Requirements
Set down the material exactly as given, please, from its first line through the line that includes "const debyeD = 0.32;".

Data block

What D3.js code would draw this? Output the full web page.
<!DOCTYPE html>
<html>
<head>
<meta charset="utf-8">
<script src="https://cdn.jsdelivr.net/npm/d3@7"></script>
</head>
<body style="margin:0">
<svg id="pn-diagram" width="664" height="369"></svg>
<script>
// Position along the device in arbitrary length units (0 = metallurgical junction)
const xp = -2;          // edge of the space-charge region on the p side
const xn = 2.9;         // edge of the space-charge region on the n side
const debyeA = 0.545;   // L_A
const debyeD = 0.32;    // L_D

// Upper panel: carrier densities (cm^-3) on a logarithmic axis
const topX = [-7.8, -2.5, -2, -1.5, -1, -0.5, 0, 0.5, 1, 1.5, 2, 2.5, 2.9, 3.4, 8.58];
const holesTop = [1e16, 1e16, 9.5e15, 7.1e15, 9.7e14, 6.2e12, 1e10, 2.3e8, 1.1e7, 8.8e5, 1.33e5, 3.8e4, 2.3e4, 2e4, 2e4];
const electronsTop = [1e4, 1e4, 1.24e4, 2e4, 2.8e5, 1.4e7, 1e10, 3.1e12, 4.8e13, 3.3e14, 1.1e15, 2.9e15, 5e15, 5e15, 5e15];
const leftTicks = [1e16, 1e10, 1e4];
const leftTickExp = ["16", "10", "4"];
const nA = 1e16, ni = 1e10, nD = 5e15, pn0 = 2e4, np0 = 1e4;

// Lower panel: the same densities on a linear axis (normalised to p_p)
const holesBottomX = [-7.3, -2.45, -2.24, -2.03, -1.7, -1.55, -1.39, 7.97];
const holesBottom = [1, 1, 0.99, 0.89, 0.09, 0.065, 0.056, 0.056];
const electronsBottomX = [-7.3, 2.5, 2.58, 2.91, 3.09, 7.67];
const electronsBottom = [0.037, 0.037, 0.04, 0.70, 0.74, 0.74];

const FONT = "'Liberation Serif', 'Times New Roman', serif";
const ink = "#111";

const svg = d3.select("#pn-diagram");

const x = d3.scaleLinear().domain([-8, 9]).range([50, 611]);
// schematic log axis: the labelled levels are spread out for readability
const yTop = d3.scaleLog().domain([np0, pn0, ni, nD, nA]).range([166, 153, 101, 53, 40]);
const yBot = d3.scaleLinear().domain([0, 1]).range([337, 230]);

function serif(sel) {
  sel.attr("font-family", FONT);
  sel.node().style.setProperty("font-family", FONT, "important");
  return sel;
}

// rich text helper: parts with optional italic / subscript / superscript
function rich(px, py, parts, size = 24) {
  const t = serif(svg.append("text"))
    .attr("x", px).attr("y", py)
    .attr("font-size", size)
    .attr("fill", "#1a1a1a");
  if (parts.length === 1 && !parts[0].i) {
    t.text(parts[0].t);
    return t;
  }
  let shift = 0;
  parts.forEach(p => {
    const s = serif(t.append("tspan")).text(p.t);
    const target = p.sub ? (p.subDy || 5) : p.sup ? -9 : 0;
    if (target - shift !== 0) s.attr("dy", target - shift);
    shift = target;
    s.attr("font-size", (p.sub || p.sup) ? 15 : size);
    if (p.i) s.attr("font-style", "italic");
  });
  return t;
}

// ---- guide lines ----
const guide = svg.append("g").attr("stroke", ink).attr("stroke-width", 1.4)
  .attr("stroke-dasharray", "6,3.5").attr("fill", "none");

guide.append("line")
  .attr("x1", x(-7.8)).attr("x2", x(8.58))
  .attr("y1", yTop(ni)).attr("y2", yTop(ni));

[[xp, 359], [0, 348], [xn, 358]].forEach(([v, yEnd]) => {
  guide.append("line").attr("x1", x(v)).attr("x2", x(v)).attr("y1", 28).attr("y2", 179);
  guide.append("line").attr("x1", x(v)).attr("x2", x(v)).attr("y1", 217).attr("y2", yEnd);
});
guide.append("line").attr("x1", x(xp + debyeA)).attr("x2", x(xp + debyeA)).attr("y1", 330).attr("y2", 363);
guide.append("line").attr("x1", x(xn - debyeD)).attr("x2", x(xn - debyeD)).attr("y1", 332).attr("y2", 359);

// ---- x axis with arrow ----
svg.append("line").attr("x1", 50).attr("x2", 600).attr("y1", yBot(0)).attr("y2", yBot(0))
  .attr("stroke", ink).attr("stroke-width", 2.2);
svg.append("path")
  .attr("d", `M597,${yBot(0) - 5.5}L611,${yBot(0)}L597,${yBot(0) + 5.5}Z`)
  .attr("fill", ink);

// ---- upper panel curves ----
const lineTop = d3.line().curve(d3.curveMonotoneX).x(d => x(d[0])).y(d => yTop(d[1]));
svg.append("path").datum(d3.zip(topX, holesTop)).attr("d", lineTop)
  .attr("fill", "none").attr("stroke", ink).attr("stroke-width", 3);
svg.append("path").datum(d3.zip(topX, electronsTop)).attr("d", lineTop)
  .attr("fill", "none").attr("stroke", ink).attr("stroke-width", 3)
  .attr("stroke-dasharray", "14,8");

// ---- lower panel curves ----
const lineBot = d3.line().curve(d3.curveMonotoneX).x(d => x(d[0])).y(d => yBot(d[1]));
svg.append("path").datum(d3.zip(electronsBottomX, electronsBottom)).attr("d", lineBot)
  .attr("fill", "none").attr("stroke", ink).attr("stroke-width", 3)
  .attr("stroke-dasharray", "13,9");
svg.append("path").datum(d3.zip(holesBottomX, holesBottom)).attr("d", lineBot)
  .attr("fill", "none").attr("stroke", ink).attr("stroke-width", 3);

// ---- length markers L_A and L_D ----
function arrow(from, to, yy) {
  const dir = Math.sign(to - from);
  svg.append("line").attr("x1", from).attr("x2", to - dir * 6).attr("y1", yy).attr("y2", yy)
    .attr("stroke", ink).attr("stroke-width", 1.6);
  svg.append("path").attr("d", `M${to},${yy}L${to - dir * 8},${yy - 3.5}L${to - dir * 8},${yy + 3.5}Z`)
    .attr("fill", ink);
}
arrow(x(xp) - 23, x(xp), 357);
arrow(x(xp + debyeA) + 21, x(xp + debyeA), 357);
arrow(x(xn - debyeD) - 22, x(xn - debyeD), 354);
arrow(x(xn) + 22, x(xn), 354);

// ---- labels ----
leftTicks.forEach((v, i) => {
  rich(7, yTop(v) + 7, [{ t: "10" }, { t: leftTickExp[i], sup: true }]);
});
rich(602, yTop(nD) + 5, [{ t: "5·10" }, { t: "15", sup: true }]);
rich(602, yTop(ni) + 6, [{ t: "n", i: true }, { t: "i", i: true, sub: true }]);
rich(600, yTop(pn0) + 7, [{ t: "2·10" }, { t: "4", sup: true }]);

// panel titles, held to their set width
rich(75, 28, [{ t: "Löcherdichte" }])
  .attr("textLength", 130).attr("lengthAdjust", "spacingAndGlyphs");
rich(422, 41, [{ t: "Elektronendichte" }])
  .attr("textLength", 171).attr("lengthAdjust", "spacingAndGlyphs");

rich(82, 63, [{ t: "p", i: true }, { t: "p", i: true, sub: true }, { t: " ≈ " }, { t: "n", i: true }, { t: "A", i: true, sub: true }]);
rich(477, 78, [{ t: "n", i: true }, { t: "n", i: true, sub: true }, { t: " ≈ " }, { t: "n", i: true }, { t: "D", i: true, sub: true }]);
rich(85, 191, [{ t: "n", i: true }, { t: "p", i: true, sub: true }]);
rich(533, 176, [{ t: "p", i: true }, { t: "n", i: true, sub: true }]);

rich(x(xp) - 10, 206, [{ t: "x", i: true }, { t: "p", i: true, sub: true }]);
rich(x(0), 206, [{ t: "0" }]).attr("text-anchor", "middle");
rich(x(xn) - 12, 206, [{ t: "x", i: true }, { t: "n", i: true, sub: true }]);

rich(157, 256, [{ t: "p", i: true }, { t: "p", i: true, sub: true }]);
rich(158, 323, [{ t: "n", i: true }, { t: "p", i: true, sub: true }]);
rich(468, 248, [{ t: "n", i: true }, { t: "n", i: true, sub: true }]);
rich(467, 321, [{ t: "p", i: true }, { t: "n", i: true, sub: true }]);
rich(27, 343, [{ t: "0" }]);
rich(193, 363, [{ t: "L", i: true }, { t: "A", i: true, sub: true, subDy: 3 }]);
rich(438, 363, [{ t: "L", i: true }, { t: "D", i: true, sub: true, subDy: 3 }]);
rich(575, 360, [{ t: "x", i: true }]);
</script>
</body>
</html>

Full output
What D3.js code would draw this? Output the full web page.
<!DOCTYPE html>
<html>
<head>
<meta charset="utf-8">
<script src="https://cdn.jsdelivr.net/npm/d3@7"></script>
</head>
<body style="margin:0">
<svg id="pn-diagram" width="664" height="369"></svg>
<script>
// Position along the device in arbitrary length units (0 = metallurgical junction)
const xp = -2;          // edge of the space-charge region on the p side
const xn = 2.9;         // edge of the space-charge region on the n side
const debyeA = 0.545;   // L_A
const debyeD = 0.32;    // L_D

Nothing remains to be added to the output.